By adopting these practices, you can navigate your car tax responsibilities smoothly, ensuring continuous compliance with UK regulations and safeguarding yourself against penalties and disruptions to your vehicle's legal status.
Frequently Asked Questions
Here are some common questions regarding car tax and MOT validity:
How many day’s grace do you get with car tax?
In the UK, there is no grace period for car tax. Your vehicle tax must be renewed by the first day of the month it expires. For example, if your tax expires on 31st May, it must be renewed by 1st June. Failure to renew on time means your vehicle is untaxed from that day onwards, potentially leading to immediate penalties and legal consequences. It’s crucial to plan ahead and renew before the expiry date.

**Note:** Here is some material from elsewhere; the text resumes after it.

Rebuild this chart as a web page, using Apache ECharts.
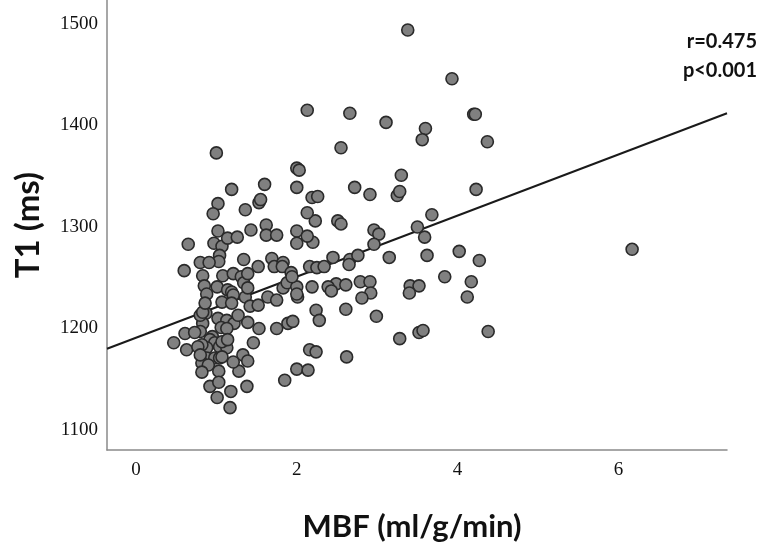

Will I get a reminder to pay my car tax?
Yes, the DVLA typically sends reminders via post about three weeks before your car tax is due to expire. These reminders include essential information and instructions on how to renew your tax online, by phone, or at a Post Office. To ensure you receive these reminders, it is absolutely vital that your registered address with the DVLA is always up to date. Additionally, many third-party services and vehicle checkers offer free email or SMS alerts to give you an extra heads-up.
Can I tax my car with only 3 days MOT left?
Yes, you can tax your car with only three days left on its MOT certificate. The crucial requirement is that your MOT must be valid at the precise moment you process the tax payment. However, once those three days are up, your vehicle will no longer have a valid MOT, meaning it becomes illegal to drive on public roads, even if it is taxed. It is highly advisable to book your MOT test well in advance of its expiry date to ensure your vehicle remains road-legal without interruption.